Marc Stevenson Marc Stevenson Saturday, April 19, 2014 2:04:16 PM I served 10 years in the fire service. I was very well trained. I trained and taught at my state academy, had a stack of certifications. I was a professional. I just wasn't paid. And like a few noted below, I was not a reservist. Let's go back and make the military comparison again. If we are not at war, then the reservists train one weekend a month, 2 weeks in the summer. I DO NOT MEAN any disrespect to military reservists and if the training requirement has changed my apologies. The US Uniformed Services members have my highest respect. But military reservists are also paid for their time. I volunteered my time. Not just because of the excitement of the fire service but because it was something I wanted to do. And as a few have noted, we had a reserve engine, reserve brush truck, and reserve aerial. I would have never wanted to been called a reserve. I was called a fire fighter. If someone asked where, I told them. They often knew that most of the towns in my area were staffed by volunteers. Most people didn't ask if I was a volunteer or career.

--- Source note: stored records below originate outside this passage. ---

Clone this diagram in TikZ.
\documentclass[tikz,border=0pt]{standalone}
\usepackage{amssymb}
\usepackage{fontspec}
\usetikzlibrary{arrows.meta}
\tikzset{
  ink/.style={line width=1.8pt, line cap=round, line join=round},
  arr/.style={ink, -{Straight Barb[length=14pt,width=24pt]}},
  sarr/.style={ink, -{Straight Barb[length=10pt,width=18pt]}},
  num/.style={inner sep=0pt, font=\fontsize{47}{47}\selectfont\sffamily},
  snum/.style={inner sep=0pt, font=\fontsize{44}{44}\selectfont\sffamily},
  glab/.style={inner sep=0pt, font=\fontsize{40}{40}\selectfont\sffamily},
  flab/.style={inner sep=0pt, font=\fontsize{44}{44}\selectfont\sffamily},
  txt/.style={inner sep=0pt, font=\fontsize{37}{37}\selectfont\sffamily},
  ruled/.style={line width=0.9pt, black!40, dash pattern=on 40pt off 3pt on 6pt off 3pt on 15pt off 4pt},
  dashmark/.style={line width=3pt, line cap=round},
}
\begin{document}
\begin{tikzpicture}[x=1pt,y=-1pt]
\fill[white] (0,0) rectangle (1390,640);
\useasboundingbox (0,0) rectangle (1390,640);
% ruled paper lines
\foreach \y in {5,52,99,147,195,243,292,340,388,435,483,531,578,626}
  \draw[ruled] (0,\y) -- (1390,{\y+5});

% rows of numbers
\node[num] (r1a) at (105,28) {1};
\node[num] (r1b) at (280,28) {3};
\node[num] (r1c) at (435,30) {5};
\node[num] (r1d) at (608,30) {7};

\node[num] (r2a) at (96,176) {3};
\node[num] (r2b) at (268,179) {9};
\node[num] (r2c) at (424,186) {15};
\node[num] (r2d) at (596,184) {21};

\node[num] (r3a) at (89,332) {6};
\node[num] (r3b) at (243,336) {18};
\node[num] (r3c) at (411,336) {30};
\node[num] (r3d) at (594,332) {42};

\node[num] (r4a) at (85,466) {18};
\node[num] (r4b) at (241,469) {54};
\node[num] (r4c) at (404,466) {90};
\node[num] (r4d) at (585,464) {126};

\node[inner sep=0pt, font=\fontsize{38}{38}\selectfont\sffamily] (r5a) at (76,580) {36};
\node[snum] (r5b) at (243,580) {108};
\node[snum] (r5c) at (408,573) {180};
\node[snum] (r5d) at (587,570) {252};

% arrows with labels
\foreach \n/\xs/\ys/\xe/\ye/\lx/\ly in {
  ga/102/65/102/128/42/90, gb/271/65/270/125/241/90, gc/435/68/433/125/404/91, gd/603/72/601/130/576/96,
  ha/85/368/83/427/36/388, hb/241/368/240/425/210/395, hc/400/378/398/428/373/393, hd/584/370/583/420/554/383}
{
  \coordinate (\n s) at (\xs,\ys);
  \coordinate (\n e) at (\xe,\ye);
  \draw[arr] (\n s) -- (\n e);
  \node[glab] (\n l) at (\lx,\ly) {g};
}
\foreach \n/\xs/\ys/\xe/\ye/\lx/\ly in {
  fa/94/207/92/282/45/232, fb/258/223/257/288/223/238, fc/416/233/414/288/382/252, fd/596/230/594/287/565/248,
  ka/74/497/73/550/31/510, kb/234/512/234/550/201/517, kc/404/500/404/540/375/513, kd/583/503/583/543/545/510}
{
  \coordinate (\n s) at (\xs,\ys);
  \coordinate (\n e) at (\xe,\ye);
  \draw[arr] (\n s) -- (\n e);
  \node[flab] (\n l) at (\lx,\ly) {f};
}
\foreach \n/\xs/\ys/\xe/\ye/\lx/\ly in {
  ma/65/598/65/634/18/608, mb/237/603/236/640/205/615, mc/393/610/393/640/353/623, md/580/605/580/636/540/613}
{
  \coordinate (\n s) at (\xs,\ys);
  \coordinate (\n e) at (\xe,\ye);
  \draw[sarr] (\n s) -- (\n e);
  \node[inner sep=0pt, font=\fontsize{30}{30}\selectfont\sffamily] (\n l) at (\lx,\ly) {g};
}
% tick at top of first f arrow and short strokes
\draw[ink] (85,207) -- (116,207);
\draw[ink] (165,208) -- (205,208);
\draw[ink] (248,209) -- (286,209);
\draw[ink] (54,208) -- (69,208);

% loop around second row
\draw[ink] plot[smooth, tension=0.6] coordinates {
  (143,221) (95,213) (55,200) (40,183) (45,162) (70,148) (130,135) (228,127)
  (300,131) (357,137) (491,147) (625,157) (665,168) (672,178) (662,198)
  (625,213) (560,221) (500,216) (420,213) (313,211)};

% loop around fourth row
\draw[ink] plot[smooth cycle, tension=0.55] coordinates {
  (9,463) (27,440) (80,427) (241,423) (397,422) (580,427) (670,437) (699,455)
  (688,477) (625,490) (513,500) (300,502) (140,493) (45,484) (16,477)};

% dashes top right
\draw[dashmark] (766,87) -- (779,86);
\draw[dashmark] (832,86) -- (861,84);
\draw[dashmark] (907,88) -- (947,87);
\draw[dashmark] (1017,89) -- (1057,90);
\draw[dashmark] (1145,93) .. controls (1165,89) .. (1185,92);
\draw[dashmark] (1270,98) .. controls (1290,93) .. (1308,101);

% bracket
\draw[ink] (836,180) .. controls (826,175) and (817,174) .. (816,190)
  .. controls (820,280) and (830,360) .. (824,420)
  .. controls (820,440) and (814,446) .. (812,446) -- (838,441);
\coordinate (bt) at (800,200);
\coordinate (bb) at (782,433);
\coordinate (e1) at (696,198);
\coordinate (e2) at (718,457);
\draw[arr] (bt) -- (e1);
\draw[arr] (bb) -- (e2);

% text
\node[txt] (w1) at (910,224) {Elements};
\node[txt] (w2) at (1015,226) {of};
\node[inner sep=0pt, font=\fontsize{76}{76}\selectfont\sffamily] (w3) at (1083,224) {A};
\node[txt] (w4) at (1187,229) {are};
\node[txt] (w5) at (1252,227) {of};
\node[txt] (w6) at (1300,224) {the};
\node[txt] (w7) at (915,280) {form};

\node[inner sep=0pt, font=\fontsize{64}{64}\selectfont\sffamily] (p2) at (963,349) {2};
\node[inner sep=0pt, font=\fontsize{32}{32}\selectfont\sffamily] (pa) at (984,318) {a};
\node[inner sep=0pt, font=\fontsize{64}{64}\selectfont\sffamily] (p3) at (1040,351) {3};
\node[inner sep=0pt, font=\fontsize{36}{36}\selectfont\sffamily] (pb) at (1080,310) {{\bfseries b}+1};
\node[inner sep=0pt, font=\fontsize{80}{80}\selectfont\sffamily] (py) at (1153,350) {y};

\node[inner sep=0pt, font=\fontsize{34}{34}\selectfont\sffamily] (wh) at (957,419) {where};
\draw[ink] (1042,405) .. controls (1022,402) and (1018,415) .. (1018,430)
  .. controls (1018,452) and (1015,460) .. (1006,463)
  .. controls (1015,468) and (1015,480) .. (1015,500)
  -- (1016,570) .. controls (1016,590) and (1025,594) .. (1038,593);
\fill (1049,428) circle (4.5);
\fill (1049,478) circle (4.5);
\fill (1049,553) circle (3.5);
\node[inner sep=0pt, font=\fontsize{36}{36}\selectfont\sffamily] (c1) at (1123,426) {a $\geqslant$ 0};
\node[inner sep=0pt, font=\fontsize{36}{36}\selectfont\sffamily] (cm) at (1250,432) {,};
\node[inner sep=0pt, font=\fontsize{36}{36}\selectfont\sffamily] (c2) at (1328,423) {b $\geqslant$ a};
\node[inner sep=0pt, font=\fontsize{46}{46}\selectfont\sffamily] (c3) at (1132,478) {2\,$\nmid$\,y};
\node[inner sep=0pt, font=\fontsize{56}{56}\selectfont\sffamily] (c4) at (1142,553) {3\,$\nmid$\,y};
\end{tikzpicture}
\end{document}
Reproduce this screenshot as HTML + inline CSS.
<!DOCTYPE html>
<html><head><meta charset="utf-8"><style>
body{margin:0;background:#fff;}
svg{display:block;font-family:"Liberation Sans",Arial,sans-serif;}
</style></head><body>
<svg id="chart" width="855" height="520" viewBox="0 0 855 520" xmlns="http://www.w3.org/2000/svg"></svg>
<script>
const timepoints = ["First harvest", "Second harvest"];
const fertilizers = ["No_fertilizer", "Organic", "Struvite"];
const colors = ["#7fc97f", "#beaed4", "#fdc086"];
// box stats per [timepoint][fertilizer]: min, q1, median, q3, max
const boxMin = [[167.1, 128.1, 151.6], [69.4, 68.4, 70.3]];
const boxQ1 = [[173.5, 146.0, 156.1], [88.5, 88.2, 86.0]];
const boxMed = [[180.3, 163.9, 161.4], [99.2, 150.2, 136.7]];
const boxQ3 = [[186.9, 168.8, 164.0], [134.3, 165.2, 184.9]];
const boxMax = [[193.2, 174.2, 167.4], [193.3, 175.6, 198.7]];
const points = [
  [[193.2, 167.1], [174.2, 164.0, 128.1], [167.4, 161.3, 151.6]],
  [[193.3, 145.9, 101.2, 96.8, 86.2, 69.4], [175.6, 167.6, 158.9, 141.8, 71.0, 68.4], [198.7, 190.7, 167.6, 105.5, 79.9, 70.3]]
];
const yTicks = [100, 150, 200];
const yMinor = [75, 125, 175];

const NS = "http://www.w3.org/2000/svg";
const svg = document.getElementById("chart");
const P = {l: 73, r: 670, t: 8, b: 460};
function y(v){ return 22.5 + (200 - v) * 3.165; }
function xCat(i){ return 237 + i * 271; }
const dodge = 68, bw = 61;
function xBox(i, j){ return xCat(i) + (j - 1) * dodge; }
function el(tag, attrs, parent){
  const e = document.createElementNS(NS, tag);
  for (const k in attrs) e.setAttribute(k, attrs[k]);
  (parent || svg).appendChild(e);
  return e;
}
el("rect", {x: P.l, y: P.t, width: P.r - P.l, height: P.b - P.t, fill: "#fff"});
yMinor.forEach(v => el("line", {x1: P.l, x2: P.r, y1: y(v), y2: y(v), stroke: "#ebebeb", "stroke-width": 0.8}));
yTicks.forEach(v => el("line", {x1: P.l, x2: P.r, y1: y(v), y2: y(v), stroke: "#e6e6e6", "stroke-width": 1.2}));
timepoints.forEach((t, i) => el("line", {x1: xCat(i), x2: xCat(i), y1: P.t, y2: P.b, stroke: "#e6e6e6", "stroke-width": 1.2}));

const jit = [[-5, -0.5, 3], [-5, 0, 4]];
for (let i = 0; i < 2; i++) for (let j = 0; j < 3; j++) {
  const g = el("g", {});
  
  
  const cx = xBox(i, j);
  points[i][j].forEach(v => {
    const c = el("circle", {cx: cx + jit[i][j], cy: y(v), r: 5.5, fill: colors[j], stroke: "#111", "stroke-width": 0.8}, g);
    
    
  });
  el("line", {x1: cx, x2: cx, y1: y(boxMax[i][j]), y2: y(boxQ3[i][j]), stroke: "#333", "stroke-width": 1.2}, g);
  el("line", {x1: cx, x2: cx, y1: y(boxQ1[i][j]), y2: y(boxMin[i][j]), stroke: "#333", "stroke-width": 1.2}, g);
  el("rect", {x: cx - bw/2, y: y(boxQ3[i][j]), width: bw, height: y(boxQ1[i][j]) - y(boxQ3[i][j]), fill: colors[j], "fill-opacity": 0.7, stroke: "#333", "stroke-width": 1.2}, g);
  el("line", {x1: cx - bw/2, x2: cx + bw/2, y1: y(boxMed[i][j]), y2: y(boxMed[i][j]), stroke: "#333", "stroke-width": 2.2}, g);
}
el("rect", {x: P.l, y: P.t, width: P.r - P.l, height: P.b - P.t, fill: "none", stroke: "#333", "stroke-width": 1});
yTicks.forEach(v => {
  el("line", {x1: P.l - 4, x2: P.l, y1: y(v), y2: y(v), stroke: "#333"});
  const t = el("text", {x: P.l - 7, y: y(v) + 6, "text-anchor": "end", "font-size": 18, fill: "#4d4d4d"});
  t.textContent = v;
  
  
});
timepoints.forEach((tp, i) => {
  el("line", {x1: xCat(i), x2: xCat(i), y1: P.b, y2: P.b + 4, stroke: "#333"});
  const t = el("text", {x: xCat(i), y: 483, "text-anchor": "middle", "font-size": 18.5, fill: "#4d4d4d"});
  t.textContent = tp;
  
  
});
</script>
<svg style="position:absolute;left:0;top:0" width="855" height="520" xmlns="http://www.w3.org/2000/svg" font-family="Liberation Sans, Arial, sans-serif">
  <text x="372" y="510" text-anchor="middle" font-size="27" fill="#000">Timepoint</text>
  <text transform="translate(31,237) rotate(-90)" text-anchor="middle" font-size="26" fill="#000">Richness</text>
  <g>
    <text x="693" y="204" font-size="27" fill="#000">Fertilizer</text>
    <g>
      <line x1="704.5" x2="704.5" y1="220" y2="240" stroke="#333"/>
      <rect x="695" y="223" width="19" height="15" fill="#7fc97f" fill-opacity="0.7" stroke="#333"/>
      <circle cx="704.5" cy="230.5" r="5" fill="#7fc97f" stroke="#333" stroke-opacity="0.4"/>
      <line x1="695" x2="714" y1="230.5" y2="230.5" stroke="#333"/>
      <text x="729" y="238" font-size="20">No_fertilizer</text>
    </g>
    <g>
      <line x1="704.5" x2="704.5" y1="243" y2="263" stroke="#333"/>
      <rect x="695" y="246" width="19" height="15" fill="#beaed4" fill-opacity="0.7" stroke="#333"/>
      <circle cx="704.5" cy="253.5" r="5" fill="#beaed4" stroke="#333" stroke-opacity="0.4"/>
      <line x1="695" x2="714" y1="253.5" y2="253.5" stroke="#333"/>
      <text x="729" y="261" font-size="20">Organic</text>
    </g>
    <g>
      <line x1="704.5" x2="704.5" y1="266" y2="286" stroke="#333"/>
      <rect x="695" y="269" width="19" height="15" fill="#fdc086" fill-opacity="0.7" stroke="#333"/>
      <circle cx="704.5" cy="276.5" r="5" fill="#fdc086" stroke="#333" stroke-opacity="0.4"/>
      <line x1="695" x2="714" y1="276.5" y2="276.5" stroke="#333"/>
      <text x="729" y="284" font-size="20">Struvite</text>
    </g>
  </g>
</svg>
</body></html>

Micky Finn Micky Finn Tuesday, April 22, 2014 7:54:01 AM I am a Career Fire Chief, and have been a Volunteer Fire Chief as well. Reserve is someone called up for active duty, so how is a Volunteer in reserve? They are very much active in some Fd's. Also, stop saying First Responders! The use of IC also took away from Fire Chief. This is why ICS loses authority because the "IC" is in charge which means nothing, who is the IC? Fire Chief says who it is. Stop taking away from the Fire Department!